Several leading American fashion groups have also slashed their profit projections this month.
Capri, which owns Michael Kors, Versace and Jimmy Choo, said it was reducing its sales forecast for the quarter by US$100 million after shutting 150 of its 225 stores in mainland China.
Meanwhile, Tapestry (Coach, Kate Spade and Stuart Weitzman) warned that sales may fall by up to US$250 million, as most of its stores across China remain closed.
Tiffany & Co has also reported widespread store closures across Chinese cities.
Other luxury brands that a Forbes report pips to lose big in this epidemic include Hermes with 49% of its revenue derived from the region, Richemont (38%), Salvatore Ferragamo (38%) and Ralph Lauren (16%).
Global luxury leader LVMH (Louis Vuitton, Christian Dior, Marc Jacobs) will also be hard hit, as 37% of its €53.7 billion revenue comes from Asia. And LVMH-owned Bulgari is at risk not just in the luxury goods sector, but in hospitality too, as it operates hotels in Shanghai, Beijing and Milan.
Engaging Customers In A Time Of Crisis
As the nightmare after Chinese New Year continues to unravel, both Bernstein and global financial services firm Morningstar are predicting that the short-term effect of the outbreak on luxury goods sales would be more severe than the Sars fallout due to one major difference: At the height of Sars in 2003, the Chinese made up 2% to 3% of global demand in the luxury market but today, they account for 10 times that.
Add the fact that many fashion brands including Tory Burch and Ralph Lauren make a good proportion of its goods in China due to lower material and labour costs, the protracted factory closures and supply chain disruptions will result in delayed delivery of inventory as well as reduced stock availability in the months to come, further compounding the fragile state of affairs. And brands that have substantial manufacturing and retail exposure to China will suffer the most this time round.
This is particularly problematic for sectors like fashion and luxury that operate on a capricious model of seasonable demand. Designs planned for next season will fall out of fashion should shipment delays stretch into months, and will need to be marked down in order to clear stock. Furthermore, brands under contract with retailers to deliver inventory by particular dates will experience additional strain.

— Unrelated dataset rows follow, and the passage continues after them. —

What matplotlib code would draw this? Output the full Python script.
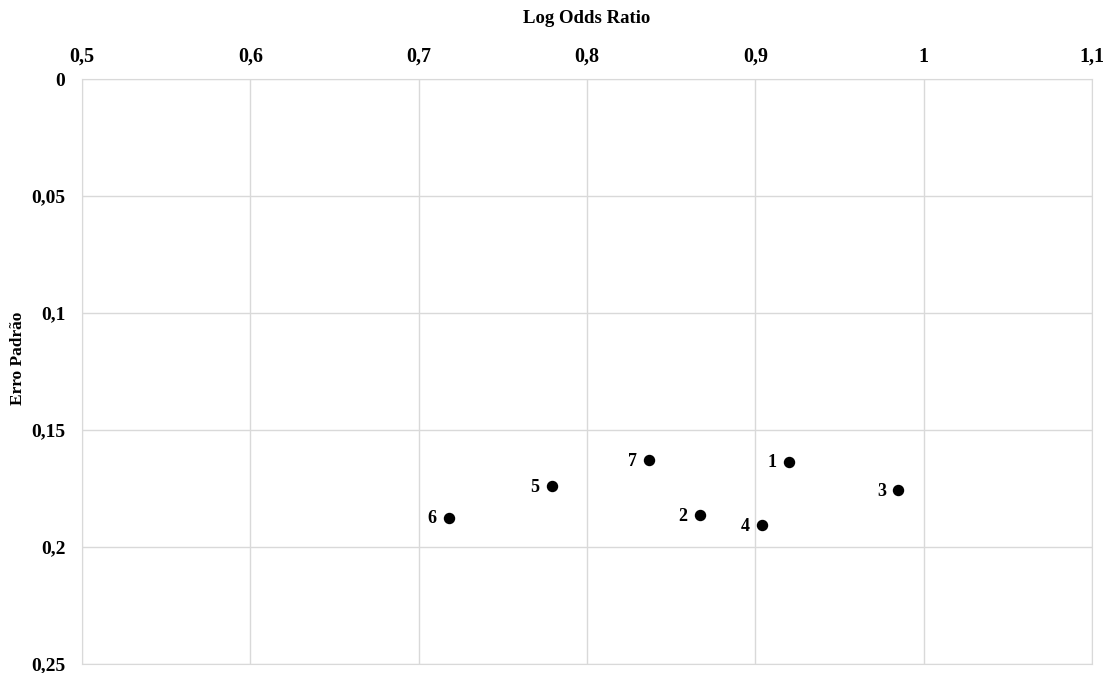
import matplotlib
matplotlib.use("Agg")
import matplotlib.pyplot as plt
from matplotlib.ticker import FuncFormatter

# estudos (rotulos), log odds ratio e erro padrao
labels = ["1", "2", "3", "4", "5", "6", "7"]
log_or = [0.920, 0.867, 0.985, 0.904, 0.779, 0.718, 0.837]
erro_padrao = [0.1635, 0.1865, 0.1755, 0.1908, 0.1738, 0.1874, 0.1627]

x_ticks = [0.5, 0.6, 0.7, 0.8, 0.9, 1.0, 1.1]
y_ticks = [0, 0.05, 0.1, 0.15, 0.2, 0.25]

plt.rcParams['font.family'] = ['Liberation Serif', 'DejaVu Serif']
plt.rcParams['font.weight'] = 'bold'

fig = plt.figure(figsize=(11.04, 6.73), dpi=100)
ax = fig.add_axes([0.0743, 0.0134, 0.9148, 0.8692])

ax.scatter(log_or, erro_padrao, s=52, color='black', zorder=3)
for lab, x, y in zip(labels, log_or, erro_padrao):
    ax.annotate(lab, (x, y), xytext=(-9, -1), textcoords='offset points',
                ha='right', va='center', fontsize=13, fontweight='bold')

ax.set_xlim(0.5, 1.1)
ax.set_ylim(0.25, 0)
ax.set_xticks(x_ticks)
ax.set_yticks(y_ticks)

def virgula(v, pos):
    s = ('%.2f' % v).rstrip('0').rstrip('.')
    return s.replace('.', ',')

ax.xaxis.set_major_formatter(FuncFormatter(virgula))
ax.yaxis.set_major_formatter(FuncFormatter(virgula))
ax.xaxis.tick_top()
ax.xaxis.set_label_position('top')
ax.tick_params(axis='x', length=0, labelsize=14.5, pad=9)
ax.tick_params(axis='y', length=0, labelsize=14, pad=12)
for t in ax.get_xticklabels() + ax.get_yticklabels():
    t.set_fontweight('bold')

ax.grid(True, color='#d9d9d9', linewidth=1)
ax.set_axisbelow(True)
for sp in ax.spines.values():
    sp.set_color('#d9d9d9')

ax.set_xlabel('Log Odds Ratio', fontsize=13.5, fontweight='bold', labelpad=17)
fig.text(18 / 1104, 1 - 358 / 673, 'Erro Padrão', rotation=90, ha='center',
         va='center', fontsize=12.5, fontweight='bold')

fig.savefig('out.png', dpi=100)
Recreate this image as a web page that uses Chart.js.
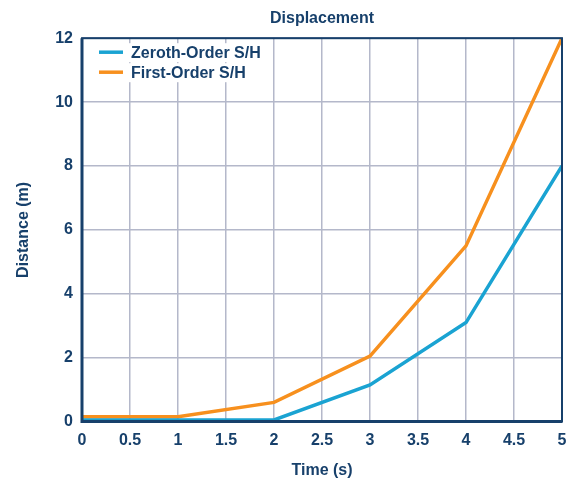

With the collapsing of the whole demand story in China, the unthinkable has been realised, and this over-reliance on the China market and on Chinese consumers ought to give luxury players pause.
It’s time to not only reconsider China’s role as “the world’s factory”, brands need to recalibrate and restructure their entire business strategy.
For starters, they may need a refresher in Investment 101: Diversification.
Consider taking a leaf out of H&M and Zara’s production playbook. While they are pegged as the fast fashion brands with the most manufacturing and sales exposure to China according to UBS analysts, both also have supply bases in various locations such as Turkey and North Africa to provide some buffer against disruptions in China.
What can brands do in the immediate interim, though?
Take the lead from the likes of LVMH, Richemont and Kering, and build goodwill all round. The three luxury groups have donated €2.3 million, €1.3 million and €1.1 million respectively to the Red Cross Society of China to help combat the outbreak and show their solidarity with the people of China.
But the question brands are struggling with most right now, perhaps, is how to engage customers in a time of crisis, when human lives literally hang in the balance against the backdrop of a world economy in jeopardy and a global community in distress. Should they still push out promotional content and try to make sales or refrain from doing so altogether?
As the show had to go on for Armani, business — while not as usual — has to go on in view of bleeding bottom lines. But brands will need to exercise utmost sensitivity when crafting and communicating marketing messages, even when things begin to stabilise.
Because it is also possible that the Chinese consumer may evolve in a post-Covid-19 world, where conspicuous consumption just might be replaced by more conscious consumerism.